Кивнув, я отключила связь, брезгливо откинув планшет.
Нет. Отец ошибался на мой счёт, я никогда не была хорошей девочкой. И только это долгие годы помогало мне выжить. Я была очень злой и пакостной. Зубами держалась за своё. Могла наступить пяткой на свою совесть, и даже гордость. На работе за глаза меня награждали такими эпитетами, но это мне даже нравилось. Таких, как я, боятся. Не любят, да, но и не лезут. Потому как прилетит ответка.
Подойдя к плите, убрала крышку со старенькой керамической кастрюли. Пусто. Видимо, сестра дома всё же побывала. Возможно, со своим дружком. Выжрали всё и убрались.

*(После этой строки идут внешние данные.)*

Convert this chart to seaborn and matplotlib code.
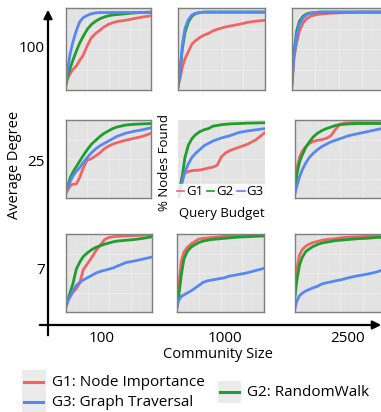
import numpy as np
import pandas as pd
import matplotlib
matplotlib.use('Agg')
import matplotlib.pyplot as plt
from matplotlib.lines import Line2D
from matplotlib.patches import Rectangle, FancyArrowPatch
import seaborn as sns

# query budget (% of budget used), shared x grid for every panel
BUDGET = [0, 2, 5, 8, 12, 16, 20, 25, 30, 35, 40, 45, 50, 55, 60, 70, 80, 90, 100]

# fraction of community nodes found; rows = average degree, cols = community size
# degree 100
g1_d100_s100 = [0.08, 0.14, 0.20, 0.25, 0.29, 0.36, 0.42, 0.54, 0.64, 0.69, 0.73, 0.77, 0.80, 0.82, 0.835, 0.85, 0.87, 0.89, 0.905]
g2_d100_s100 = [0.07, 0.17, 0.27, 0.36, 0.47, 0.57, 0.65, 0.74, 0.80, 0.84, 0.87, 0.89, 0.905, 0.915, 0.92, 0.93, 0.94, 0.945, 0.95]
g3_d100_s100 = [0.07, 0.26, 0.45, 0.58, 0.72, 0.83, 0.88, 0.91, 0.93, 0.94, 0.945, 0.945, 0.945, 0.945, 0.945, 0.945, 0.945, 0.945, 0.945]

g1_d100_s1000 = [0.05, 0.12, 0.28, 0.38, 0.47, 0.56, 0.60, 0.64, 0.67, 0.69, 0.72, 0.74, 0.755, 0.77, 0.78, 0.80, 0.825, 0.84, 0.85]
g2_d100_s1000 = [0.04, 0.20, 0.50, 0.70, 0.83, 0.90, 0.93, 0.945, 0.95, 0.95, 0.95, 0.95, 0.95, 0.95, 0.95, 0.95, 0.95, 0.95, 0.95]
g3_d100_s1000 = [0.04, 0.20, 0.55, 0.75, 0.86, 0.915, 0.935, 0.945, 0.95, 0.95, 0.95, 0.95, 0.95, 0.95, 0.95, 0.95, 0.95, 0.95, 0.95]

g1_d100_s2500 = [0.10, 0.38, 0.58, 0.72, 0.82, 0.87, 0.90, 0.915, 0.925, 0.93, 0.935, 0.938, 0.94, 0.943, 0.945, 0.95, 0.95, 0.95, 0.95]
g2_d100_s2500 = [0.08, 0.45, 0.72, 0.84, 0.90, 0.93, 0.94, 0.945, 0.95, 0.95, 0.95, 0.95, 0.95, 0.95, 0.95, 0.95, 0.95, 0.95, 0.95]
g3_d100_s2500 = [0.05, 0.40, 0.66, 0.80, 0.88, 0.92, 0.935, 0.945, 0.95, 0.95, 0.95, 0.95, 0.95, 0.95, 0.95, 0.95, 0.95, 0.95, 0.95]

# degree 25
g1_d25_s100 = [0.07, 0.10, 0.16, 0.175, 0.18, 0.26, 0.38, 0.485, 0.505, 0.54, 0.58, 0.63, 0.665, 0.69, 0.71, 0.74, 0.765, 0.79, 0.83]
g2_d25_s100 = [0.07, 0.15, 0.26, 0.33, 0.40, 0.47, 0.54, 0.62, 0.69, 0.74, 0.79, 0.83, 0.86, 0.89, 0.91, 0.935, 0.945, 0.95, 0.955]
g3_d25_s100 = [0.07, 0.13, 0.21, 0.28, 0.34, 0.39, 0.45, 0.52, 0.58, 0.63, 0.67, 0.70, 0.73, 0.76, 0.79, 0.83, 0.855, 0.875, 0.90]

g1_d25_s1000 = [0.01, 0.12, 0.27, 0.32, 0.34, 0.35, 0.355, 0.36, 0.37, 0.385, 0.395, 0.42, 0.53, 0.58, 0.61, 0.65, 0.69, 0.75, 0.84]
g2_d25_s1000 = [0.01, 0.10, 0.29, 0.52, 0.68, 0.76, 0.81, 0.85, 0.875, 0.89, 0.92, 0.93, 0.94, 0.945, 0.95, 0.955, 0.96, 0.962, 0.965]
g3_d25_s1000 = [0.01, 0.08, 0.21, 0.34, 0.44, 0.52, 0.57, 0.62, 0.67, 0.70, 0.73, 0.75, 0.77, 0.785, 0.80, 0.84, 0.86, 0.875, 0.89]

g1_d25_s2500 = [0.12, 0.38, 0.52, 0.60, 0.66, 0.70, 0.725, 0.74, 0.75, 0.765, 0.80, 0.88, 0.945, 0.96, 0.965, 0.965, 0.965, 0.965, 0.965]
g2_d25_s2500 = [0.08, 0.30, 0.46, 0.55, 0.65, 0.72, 0.78, 0.83, 0.865, 0.89, 0.91, 0.93, 0.94, 0.945, 0.95, 0.955, 0.955, 0.955, 0.955]
g3_d25_s2500 = [0.06, 0.15, 0.27, 0.36, 0.45, 0.52, 0.57, 0.62, 0.66, 0.69, 0.72, 0.74, 0.76, 0.78, 0.80, 0.825, 0.85, 0.875, 0.90]

# degree 7
g1_d7_s100 = [0.10, 0.14, 0.20, 0.25, 0.30, 0.37, 0.54, 0.62, 0.70, 0.79, 0.86, 0.93, 0.955, 0.965, 0.97, 0.975, 0.98, 0.985, 0.99]
g2_d7_s100 = [0.07, 0.15, 0.26, 0.36, 0.55, 0.64, 0.71, 0.76, 0.80, 0.83, 0.85, 0.87, 0.885, 0.90, 0.91, 0.92, 0.93, 0.945, 0.965]
g3_d7_s100 = [0.07, 0.13, 0.21, 0.27, 0.34, 0.38, 0.41, 0.44, 0.47, 0.50, 0.52, 0.535, 0.55, 0.565, 0.59, 0.635, 0.655, 0.68, 0.705]

g1_d7_s1000 = [0.10, 0.35, 0.65, 0.77, 0.83, 0.87, 0.90, 0.935, 0.945, 0.95, 0.955, 0.96, 0.965, 0.97, 0.97, 0.975, 0.98, 0.985, 0.99]
g2_d7_s1000 = [0.06, 0.20, 0.48, 0.68, 0.78, 0.83, 0.86, 0.89, 0.91, 0.92, 0.93, 0.935, 0.94, 0.945, 0.95, 0.96, 0.965, 0.97, 0.975]
g3_d7_s1000 = [0.07, 0.15, 0.20, 0.22, 0.245, 0.27, 0.30, 0.34, 0.38, 0.40, 0.41, 0.42, 0.43, 0.44, 0.46, 0.48, 0.50, 0.53, 0.56]

g1_d7_s2500 = [0.30, 0.55, 0.73, 0.80, 0.845, 0.87, 0.89, 0.905, 0.92, 0.93, 0.935, 0.94, 0.95, 0.955, 0.96, 0.965, 0.97, 0.975, 0.98]
g2_d7_s2500 = [0.20, 0.40, 0.60, 0.70, 0.775, 0.81, 0.84, 0.865, 0.885, 0.895, 0.905, 0.915, 0.92, 0.925, 0.93, 0.94, 0.945, 0.955, 0.96]
g3_d7_s2500 = [0.05, 0.14, 0.21, 0.24, 0.27, 0.29, 0.31, 0.33, 0.36, 0.375, 0.385, 0.40, 0.41, 0.425, 0.44, 0.465, 0.485, 0.51, 0.55]

DEGREES = ['100', '25', '7']
SIZES = ['100', '1000', '2500']
GROUPS = ['G1', 'G2', 'G3']
GROUP_NAMES = ['G1: Node Importance', 'G2: RandomWalk', 'G3: Graph Traversal']

PANELS = {
    ('100', '100'): (g1_d100_s100, g2_d100_s100, g3_d100_s100),
    ('100', '1000'): (g1_d100_s1000, g2_d100_s1000, g3_d100_s1000),
    ('100', '2500'): (g1_d100_s2500, g2_d100_s2500, g3_d100_s2500),
    ('25', '100'): (g1_d25_s100, g2_d25_s100, g3_d25_s100),
    ('25', '1000'): (g1_d25_s1000, g2_d25_s1000, g3_d25_s1000),
    ('25', '2500'): (g1_d25_s2500, g2_d25_s2500, g3_d25_s2500),
    ('7', '100'): (g1_d7_s100, g2_d7_s100, g3_d7_s100),
    ('7', '1000'): (g1_d7_s1000, g2_d7_s1000, g3_d7_s1000),
    ('7', '2500'): (g1_d7_s2500, g2_d7_s2500, g3_d7_s2500),
}

colors = {'G1': '#F26464', 'G2': '#1E9E2A', 'G3': '#5588F5'}

W, H = 381, 412
fig = plt.figure(figsize=(W / 100, H / 100), dpi=100)
plt.rcParams['font.family'] = ['Open Sans', 'DejaVu Sans']


def px_axes(x0, y0, x1, y1):
    return fig.add_axes([x0 / W, 1 - y1 / H, (x1 - x0) / W, (y1 - y0) / H])


def fx(x):
    return x / W


def fy(y):
    return 1 - y / H


# pixel boxes for each panel (left, top, right, bottom)
row_y = [(8, 90), (120, 198), (234, 312)]
col_x = [[(66, 151), (178, 265), (292, 385)],
         [(66, 151), (178, 265), (295, 385)],
         [(66, 152), (177, 264), (295, 385)]]

for i, deg in enumerate(DEGREES):
    for j, size in enumerate(SIZES):
        x0, x1 = col_x[i][j]
        y0, y1 = row_y[i]
        ax = px_axes(x0, y0, x1, y1)
        ax.set_facecolor('#E3E3E3')
        rows = []
        for g, vals in zip(GROUPS, PANELS[(deg, size)]):
            rows.append(pd.DataFrame({'budget': BUDGET, 'found': vals, 'group': g}))
        df = pd.concat(rows, ignore_index=True)
        sns.lineplot(data=df, x='budget', y='found', hue='group', palette=colors,
                     linewidth=2.0, ax=ax, legend=(deg == '25' and size == '1000'))
        ax.set_xlim(0, 100)
        ax.set_ylim(0, 1.0)
        ax.set_xticks([25, 50, 75])
        ax.set_xticks([12.5, 37.5, 62.5, 87.5], minor=True)
        ax.set_yticks([0.25, 0.5, 0.75])
        ax.set_yticks([0.125, 0.375, 0.625, 0.875], minor=True)
        ax.grid(which='major', color='#F0F0F0', linewidth=0.6)
        ax.grid(which='minor', color='#EAEAEA', linewidth=0.35)
        ax.set_axisbelow(True)
        ax.tick_params(which='both', length=0, labelbottom=False, labelleft=False)
        ax.set_xlabel('')
        ax.set_ylabel('')
        for sp in ax.spines.values():
            sp.set_color('#7F7F7F')
            sp.set_linewidth(1.0)
        if deg == '25' and size == '1000':
            for sp in ax.spines.values():
                sp.set_visible(False)
            leg = ax.legend(loc='lower right', bbox_to_anchor=(1.0, -0.02), ncol=3,
                            fontsize=9.5, frameon=True, fancybox=False,
                            handlelength=0.55, handletextpad=0.15, columnspacing=0.3,
                            borderpad=0.1, borderaxespad=0)
            leg.get_frame().set_facecolor('white')
            leg.get_frame().set_edgecolor('white')
            for ln in leg.get_lines():
                ln.set_linewidth(1.2)
            ax.text(-0.15, 0.45, '% Nodes Found', transform=ax.transAxes, rotation=90,
                    ha='center', va='center', fontsize=9.5)
            ax.text(0.5, -0.2, 'Query Budget', transform=ax.transAxes,
                    ha='center', va='center', fontsize=9.5)

# big axes arrows
fig.add_artist(FancyArrowPatch((fx(48), fy(338)), (fx(48), fy(7)), transform=fig.transFigure,
                               arrowstyle='-|>,head_length=5,head_width=2.5', color='black', lw=1.6))
fig.add_artist(FancyArrowPatch((fx(37), fy(325)), (fx(384), fy(325)), transform=fig.transFigure,
                               arrowstyle='-|>,head_length=5,head_width=2.5', color='black', lw=1.6))

# row / column labels
for lab, y in zip(DEGREES, [48, 163, 271]):
    fig.text(fx(45), fy(y), lab, ha='right', va='center', fontsize=11)
for lab, x in zip(SIZES, [102, 225, 348]):
    fig.text(fx(x), fy(339), lab, ha='center', va='center', fontsize=11)
fig.text(fx(15), fy(165), 'Average Degree', rotation=90, ha='center', va='center', fontsize=10.5)
fig.text(fx(218), fy(354), 'Community Size', ha='center', va='center', fontsize=10.5)

# bottom legend with grey key boxes
fig.add_artist(Rectangle((fx(22), fy(412)), fx(24), 42 / H, transform=fig.transFigure,
                         facecolor='#EBEBEB', edgecolor='none'))
fig.add_artist(Rectangle((fx(218), fy(403)), fx(23), 22 / H, transform=fig.transFigure,
                         facecolor='#EBEBEB', edgecolor='none'))
key_pos = {'G1': (24, 43, 382, 52), 'G3': (24, 43, 402, 52), 'G2': (220, 239, 392, 247)}
for g, name in zip(GROUPS, GROUP_NAMES):
    xa, xb, yk, xt = key_pos[g]
    fig.add_artist(Line2D([fx(xa), fx(xb)], [fy(yk), fy(yk)], transform=fig.transFigure,
                          color=colors[g], linewidth=2.2))
    fig.text(fx(xt), fy(yk), name, ha='left', va='center', fontsize=11)

fig.savefig('out.png', dpi=100)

Да недалёко она не ушла.
Медленно, как старуха, я прошлась по небольшой двухкомнатной квартире. В моей комнате всё было в порядке, а вот у сестры царил хаос. Матрас с кровати скинут на пол, вещи разбросаны. Пройдя вперёд, наступила на простыню. Она была испачкана. Похоже, здесь предавались самому настоящему разврату.
Докатились.
Чего она его сюда притащила? Что у них там случилось?
Этого мне никогда не узнать. Но всё указывало на то, что этот мужчина был в нашем доме.
Взглянув на часы, поняла, что пора ехать в приют. Юла не любила оставаться там в числе последних уходящих. А я не хотела, чтобы моя девочка чувствовала себя плохо. Откатив ногой коробку на маленькую тесную кухню, хлебнула воды из кувшина и отправилась на выход.
Аника мертва, но мы нет.
Жизнь не должна останавливаться. О теле побеспокоятся госслужбы. Всё доки касательно похорон отправят единственному легальному родственнику - отцу. А я для сестры больше ничего не могла сделать.